A portion of proceeds from the evening goes toward pets’ medical care. Tickets are on sale now at gardearts.org. The critters are a cause near and dear to Synthetic Cinema International’s heart.
After the movie, the filmmakers will take questions from the audience in a Q & A hosted by journalist Kevin Hogan of WFSB.
To learn more about the Connecticut Humane Society, visit www.cthumane.org.
Gillette Castle ‘Friends’ offer holiday tours
EAST HADDAM — The Friends of Gillette Castle State Park recently announced Gillette Castle will be open for tours this holiday season.

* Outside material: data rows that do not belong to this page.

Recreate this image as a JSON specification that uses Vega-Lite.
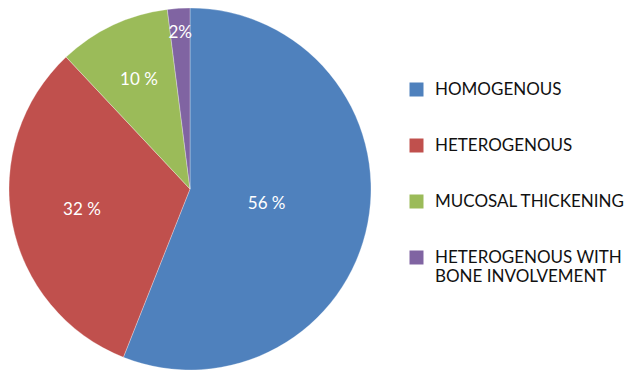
{
  "$schema": "https://vega.github.io/schema/vega-lite/v6.json",
  "width": 380,
  "height": 378,
  "padding": 0,
  "autosize": {"type": "pad"},
  "background": "white",
  "config": {"view": {"stroke": null}, "font": "Lato"},
  "data": {
    "values": [
      {"category": "HOMOGENOUS", "value": 56, "label": "56 %", "idx": 1},
      {"category": "HETEROGENOUS", "value": 32, "label": "32 %", "idx": 2},
      {"category": "MUCOSAL THICKENING", "value": 10, "label": "10 %", "idx": 3},
      {"category": "HETEROGENOUS WITH BONE INVOLVEMENT", "value": 2, "label": "2%", "idx": 4}
    ]
  },
  "layer": [
    {
      "mark": {"type": "arc", "radius": 181, "stroke": "white", "strokeWidth": 0.3},
      "encoding": {
        "theta": {"field": "value", "type": "quantitative", "stack": true},
        "order": {"field": "idx", "type": "quantitative"},
        "color": {
          "field": "category",
          "type": "nominal",
          "scale": {
            "domain": ["HOMOGENOUS", "HETEROGENOUS", "MUCOSAL THICKENING", "HETEROGENOUS WITH BONE INVOLVEMENT"],
            "range": ["#4F81BD", "#C0504D", "#9BBB59", "#8064A2"]
          },
          "legend": {
            "title": null,
            "orient": "none",
            "legendX": 408,
            "legendY": 81,
            "symbolType": "square",
            "symbolSize": 196,
            "symbolStrokeWidth": 0,
            "labelFont": "Lato",
            "labelFontSize": 17,
            "labelColor": "#111111",
            "labelOffset": 10,
            "labelLimit": 300,
            "rowPadding": 38,
            "labelExpr": "datum.label == 'HETEROGENOUS WITH BONE INVOLVEMENT' ? ['HETEROGENOUS WITH', 'BONE INVOLVEMENT'] : datum.label"
          }
        }
      }
    },
    {
      "mark": {"type": "text", "color": "white", "font": "Lato", "fontSize": 17},
      "encoding": {
        "theta": {"field": "value", "type": "quantitative", "stack": true},
        "order": {"field": "idx", "type": "quantitative"},
        "radius": {
          "field": "value",
          "type": "quantitative",
          "scale": {"type": "linear", "domain": [2, 10, 32, 56], "range": [156, 120, 110, 78], "zero": false}
        },
        "text": {"field": "label", "type": "nominal"}
      }
    }
  ]
}
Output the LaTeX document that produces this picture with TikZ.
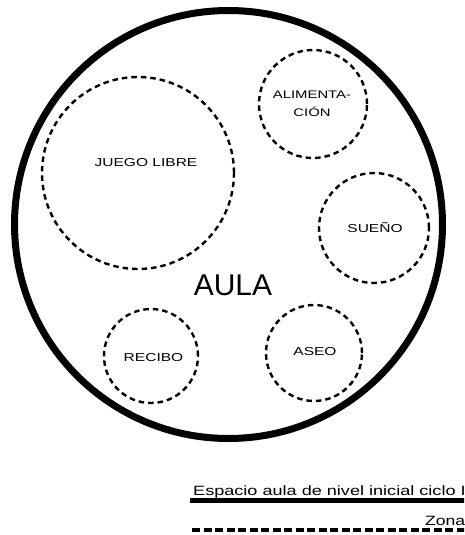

The former estate of actor William Gillette, famous for his portrayal of Sherlock Holmes, will be decorated in a rustic style that compliments its unique interior.
Gillette Castle will be open to the public for tours on weekends only, through Dec. 23 on Fridays from 4 p.m.-8:30 p.m. (last ticket sold at 8 p.m.) and Saturdays and Sundays from 10 a.m.-4 p.m. (last ticket sold at 3:30 p.m.).
Outdoor entertainment during the holiday season will include bonfires, carolers, and musicians. Live performances on the grounds will be at 2 p.m. on Saturdays and Sundays. There will be an ongoing children’s scavenger hunt that includes the museum, visitor center, and cider mill. William and Helen Gillette, as portrayed by our friends, Harold and Theodora Niver, will greet guests in the castle on Friday nights and Sunday afternoons. Rumor has it Santa and Mrs. Claus may make a few appearances as well. Follow the Friends of Gillette Castle State Park Facebook page for updates on various events and appearances.
The Sherlock Grill will be open weekends during the holiday season and serving a winter menu. Additionally, the Friends of Gillette Gift shop will be open weekends in the Visitor Center.
Tickets to tour the castle can be purchased upon arrival at the Visitors Center. Pre-purchase tickets online at reserveamerica.com beginning Nov. 16. The museum entrance fee is $6 for general admission, $2 for children ages 6-12, and free for children ages 5 and under, CT Disabled Veterans pass holders, and those CT seniors who hold Charter Oak passes.
The castle was decorated by many dedicated volunteers and friends including Ballek’s Garden Center, Dominion Energy Employees, East Haddam Business Association, East Haddam Economic Development Commission, East Haddam Stage Company, Eightmile River Wild & Scenic Watershed, Friends of Dinosaur Park and Arboretum, Friends of Gillette Castle State Park , Friends of Hammonasset State Beach, Friends of Pachaug Forest, Friends of Rathbun Library, Friends of Sunrise-Macamoodus State Park, Goodspeed’s Station Country Store, Japanese Society of Greater Hartford, Office of Representative Melissa Ziobron, Sherlock Grill, and the Yuris Family.
Founded in 1998, The Friends of Gillette Castle State Park is a nonprofit, all-volunteer organization that is dedicated to the preservation, conservation, and education of the castle and its grounds. We are always accepting new members.